When the scheme was rolled out last year, opposition was strong.  State legislators promised not to act at the time, but we knew the evil burner genie would try again to come out of the bottle.

That time is now, and Ciba has adopted a clever ploy:  get an “environmental” organization to front for the burner.  The chosen stooge is “Clean Air Council” (CAC) out of Philadelphia.

More recently, CAC’s reps in Delaware have built a following among pols and regulators and polluters by sucking up.  CAC says it’s gotten money from Bluewater Wind, DNREC, New Jersey and Pennsylvania regulators, the Energy Foundation, and many others.

In December of 2007 the “Contaminated” Air Council rolled out a report entitled “Burning Biomass in Delaware?  Energy Needs and Environmental Impacts  A report to the Citizens of Newport, DE.” This purports to be objective and informative, but it’s really just a promotional piece for “biomass” incineration.

It was presented to the Newport Town Council at a meeting where “members of the public were not allowed to ask any questions,”according to Pat Todd of the League of Women Voters.

(Other authors of the report are Al Denio, identified with the American Chemical Society but often associated with the Delaware Chapter of the Sierra Club, and Gwen Ottinger of the “Chemical Heritage Foundation” of Philadelphia.  But we think the Contaminated Air Council is really the responsible party.)

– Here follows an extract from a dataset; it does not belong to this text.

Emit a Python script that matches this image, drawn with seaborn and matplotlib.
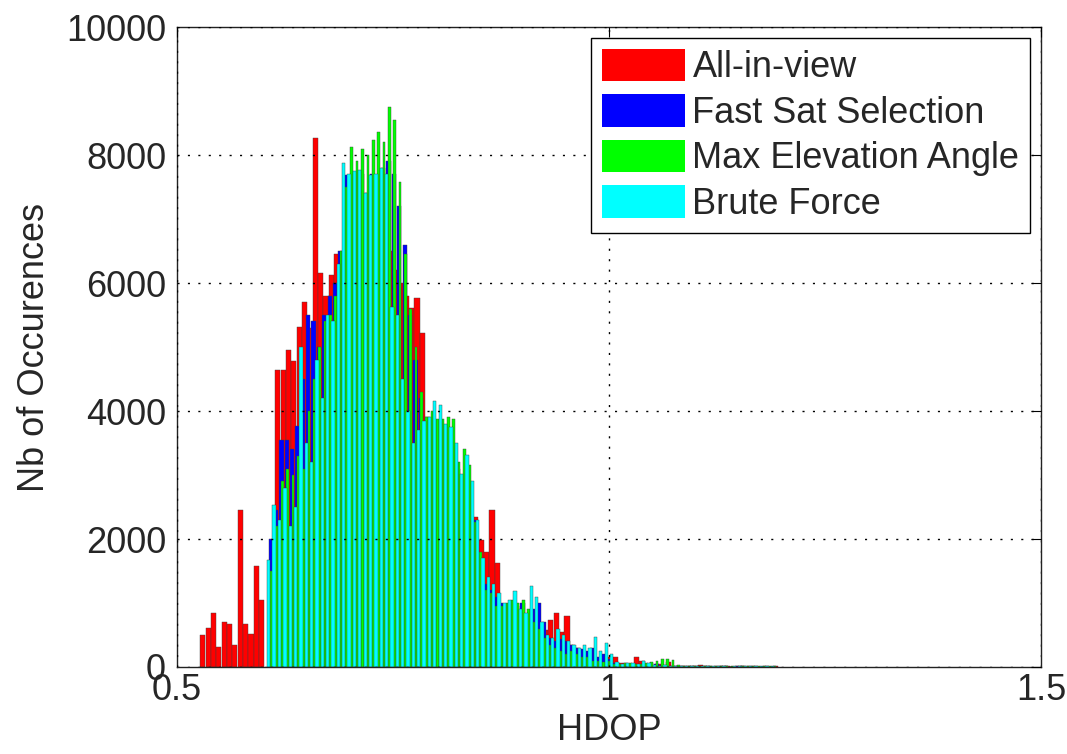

Very interesting, isn’t it?  The Clean Air Council’s concerns with air quality seem to take a back seat when the subject is somehow stopping natural gas or raising money.  That certainly fits the pattern of what we see in our region as the Council continues its circus-like parade from from town to town raising objections to compressor stations  on the bizarre theory a pipeline connection makes them one.  When it comes to doing the bidding of the Heinz Endowments, fighting natural gas and just saying no, 57 varieties are just the beginning.